Es en este movimiento pendular, itinerante, que se despliega un paisaje afectivo que hurga en la memoria en busca de asideros. Entonces –junto a las casas y las calles, los restaurantes y las tiendas, las playas y los muelles– aparecen las aves migratorias, las gaviotas, los patos, las guacharacas, los pelícanos que mueren ciegos de tanto estrellarse contra las olas. Y también los peces, “carites, roncadores, meros, pargos”, salmonetes. Cigarras, zamuros, culebras, loros, ranas croando. Canguros que saltan como grillos, una cabra, una lagartija, “un caballo negro /que en otro tiempo /cruzó el verano” y que sigue en la memoria del padre, “inmortal entre los olivos”. Medusas, una estrella de mar, un caracol blanco. Cangrejos, saltamontes, jabalíes, moscas, perros que “si pudieran hablar, ladrarían”. Una sardina que agoniza bajo el sol. Porque este es un libro poblado de animales, que cruzan veloces o se detienen, que alborotan con sus ruidos o se quedan en silencio, a la espera de la memoria que va a recuperarlos.
Pero también es un libro sembrado de plantas. Aquí hay uveros, cocos, espigas, malvas, mentas, moras salvajes.
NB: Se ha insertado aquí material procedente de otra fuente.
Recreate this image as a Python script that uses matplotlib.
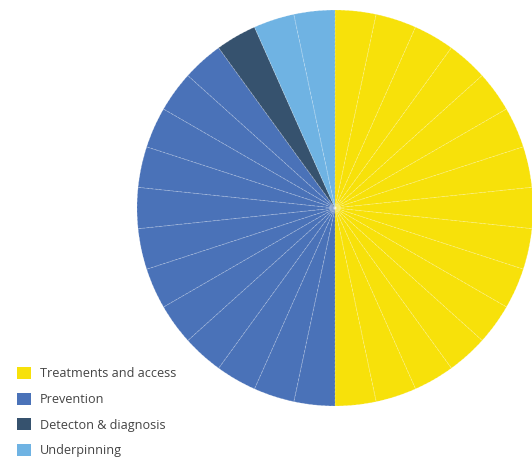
import matplotlib
matplotlib.use("Agg")
import matplotlib.pyplot as plt
from matplotlib.patches import Patch

groups = ["Treatments and access", "Prevention", "Detecton & diagnosis", "Underpinning"]
group_colors = ["#F7E10A", "#4A72B8", "#36526E", "#6FB3E3"]
# number of equal-weight items in each group (clockwise from top)
group_counts = [15, 12, 1, 2]
item_value = 1

values = []
colors = []
for g, n in enumerate(group_counts):
    values += [item_value] * n
    colors += [group_colors[g]] * n

fig = plt.figure(figsize=(5.32, 4.57), dpi=100)
cx, cy, r = 335, 457 - 208, 198
ax = fig.add_axes([(cx - r) / 532, (cy - r) / 457, 2 * r / 532, 2 * r / 457])
ax.pie(values, colors=colors, startangle=90, counterclock=False, radius=1,
       wedgeprops=dict(edgecolor=(1, 1, 1, 0.28), linewidth=0.6, linestyle=(0, (3, 2))))
ax.set_xlim(-1.0, 1.0)
ax.set_ylim(-1.0, 1.0)
ax.axis("off")

handles = [Patch(facecolor=c, edgecolor="none") for c in group_colors]
fig.legend(handles, groups, loc="upper left", bbox_to_anchor=(17 / 532, (457 - 367) / 457),
           frameon=False, prop=dict(family="Open Sans", size=9.1), labelcolor="#444444",
           handlelength=1.1, handleheight=1.1, handletextpad=0.72, labelspacing=0.97,
           borderpad=0, borderaxespad=0)

fig.savefig("out.png", dpi=100)
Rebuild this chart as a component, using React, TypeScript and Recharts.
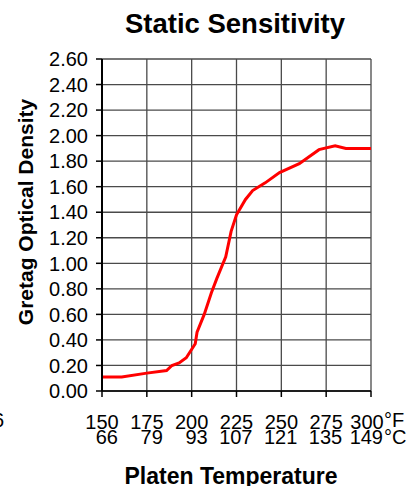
import React from "react";
import { LineChart, Line, XAxis, YAxis, CartesianGrid } from "recharts";

// platen temperature (°F) and measured density
const temperatures = [150, 161, 175, 186, 189, 193, 197, 202, 203, 207, 211, 214, 219, 222, 225, 230, 234, 241, 249, 260, 271, 280, 286, 300];
const densities = [0.11, 0.11, 0.14, 0.16, 0.2, 0.22, 0.26, 0.37, 0.46, 0.6, 0.77, 0.88, 1.05, 1.25, 1.38, 1.5, 1.57, 1.63, 1.71, 1.78, 1.89, 1.92, 1.9, 1.9];

const fahrenheitTicks = [150, 175, 200, 225, 250, 275, 300];
const celsiusLabels = ["66", "79", "93", "107", "121", "135", "149"];
const densityTicks = [0, 0.2, 0.4, 0.6, 0.8, 1.0, 1.2, 1.4, 1.6, 1.8, 2.0, 2.2, 2.4, 2.6];

const data = temperatures.map((t, i) => ({ temp: t, density: densities[i] }));

const FONT = '"Liberation Sans", Arial, sans-serif';

function TempTick({ x, payload }: any) {
    const idx = fahrenheitTicks.indexOf(payload.value);
    // last label sits a bit left to leave room for the unit
    const cx = idx === fahrenheitTicks.length - 1 ? x - 4 : x;
    return (
        <g fontFamily={FONT} fontSize={20} fill="#000">
            <text x={cx} y={429} textAnchor="middle" fill="#000">{payload.value}</text>
            <text x={cx + 16} y={444} textAnchor="end" fill="#000">{celsiusLabels[idx]}</text>
        </g>
    );
}

function DensityTick({ y, payload }: any) {
    return (
        <text x={88} y={y} dy="0.36em" textAnchor="end" fontFamily={FONT} fontSize={20} fill="#000">
            {payload.value.toFixed(2)}
        </text>
    );
}

export default function App() {
    return (
        <div style={{ position: "relative", width: 412, height: 486, background: "#fff" }}>
            <style>{"body{margin:0}"}</style>
            <LineChart
                width={412}
                height={486}
                data={data}
                margin={{ top: 59, right: 41, left: 42, bottom: 35 }}
            >
                <CartesianGrid stroke="#4a4a4a" strokeWidth={1.3} />
                <XAxis
                    type="number"
                    dataKey="temp"
                    domain={[150, 300]}
                    ticks={fahrenheitTicks}
                    interval={0}
                    height={60}
                    tickSize={6}
                    axisLine={{ stroke: "#000", strokeWidth: 1.5 }}
                    tickLine={{ stroke: "#000", strokeWidth: 1.5 }}
                    tick={<TempTick />}
                />
                <YAxis
                    type="number"
                    domain={[0, 2.6]}
                    ticks={densityTicks}
                    interval={0}
                    width={60}
                    tickSize={6}
                    axisLine={{ stroke: "#000", strokeWidth: 2 }}
                    tickLine={{ stroke: "#000", strokeWidth: 1.5 }}
                    tick={<DensityTick />}
                />
                <Line
                    type="linear"
                    dataKey="density"
                    stroke="#ff0000"
                    strokeWidth={3}
                    dot={false}
                    isAnimationActive={false}
                />
            </LineChart>
            <svg
                width={412}
                height={486}
                style={{ position: "absolute", left: 0, top: 0, pointerEvents: "none" }}
                fontFamily={FONT}
            >
                <text x={235} y={33} textAnchor="middle" fontSize={27.5} fontWeight="bold">Static Sensitivity</text>
                <text transform="translate(33,212) rotate(-90)" textAnchor="middle" fontSize={21} fontWeight="bold">
                    Gretag Optical Density
                </text>
                <text x={231} y={484} textAnchor="middle" fontSize={23} fontWeight="bold">Platen Temperature</text>
                <text x={384} y={427} fontSize={20}>°F</text>
                <text x={384} y={444} fontSize={20}>°C</text>
                <text x={4} y={427} textAnchor="end" fontSize={20}>6</text>
            </svg>
        </div>
    );
}
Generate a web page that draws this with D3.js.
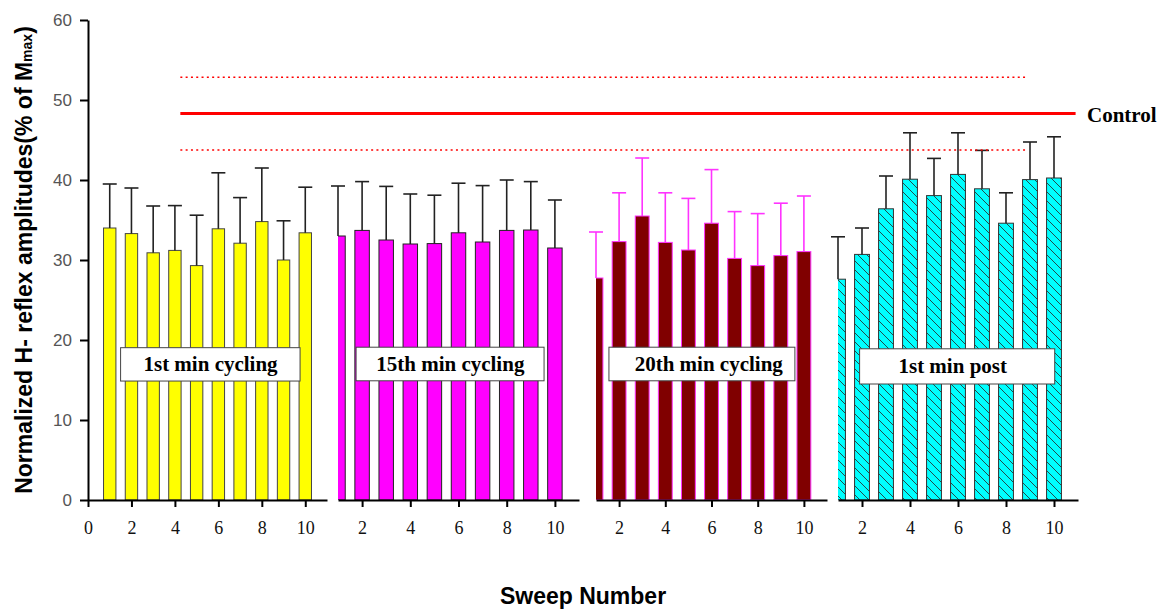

Almendrones, alcaparras, un apamate. Mangos, samanes, cactus, los pinos de Aleppo “que desafían la gravedad”. Corales, algas, bucares, manglares, robles, piñas. Un campo de trigo, viñedos y olivares. Un bosque de palmeras, un rebaño de cañas a la orilla del mar, que “pastan/ la última luz del día”. Las matas son el asidero infalible de los recuerdos. En medio de esa flora y esa fauna, abundante y bulliciosa, anida el germen del idioma paterno y se puede escuchar la voz de la abuela que advierte, “guarda la natura”.
El contrapunto entre idiomas es un rasgo predominante en Adriático. El italiano entra en el poema en español, sin necesidad de traducción, porque la voz poética vive entre esas dos lenguas y se niega a mutilar una de ellas en favor de la otra. Por eso cuando el texto recoge una carta escrita por el padre, donde explica a la hija el movimiento de las aves migratorias, el italiano se adueña del poema sin pedir permiso. La lengua paterna aparece también entreverada con el español en los nombres de cosas y lugares, porque “la memoria habla italiano”. Un idioma que desde la infancia se mezcla con el español para crear, en ese colegio bilingüe que se llama Codazzi, una lengua que nombre “esta tierra y aquella”, que otorgue “la pertenencia del acento”. A estas lenguas se une el inglés, en la exacta traducción de Rowena Hill de este Adriatic, donde las cadencias y huellas tanto del español como del italiano se instalan en el inglés para crear un espacio trilingüe, henchido de correspondencias y resonancias.
En el viaje de ida y vuelta de este poemario se cumple un precepto que el texto reitera una y otra vez: ver con el oído, escuchar con los ojos entreabiertos. Un cruce de sentidos que está al servicio de ese imperativo que es darle vida con la palabra a lo que ya no está. Porque en el lado opuesto a este empeño de recordar puede ubicarse el poema dedicado a la tía Lolló, que coleccionaba piedras “negras,/ de rayas,/ pequeñas,/ romas” y que pierde la memoria sin abandonar nunca “su patrimonio marino”. Así, memoria y desmemoria se muestran como las dos orillas de ese mar en el que nos sumergimos para salir encandilados de nostalgia, zarandeados de recuerdos y con la voz del padre en el oído. Una voz que repite, desde la calle Caroní, pero también desde el trabocco de San Vito: “Andiamo avanti.”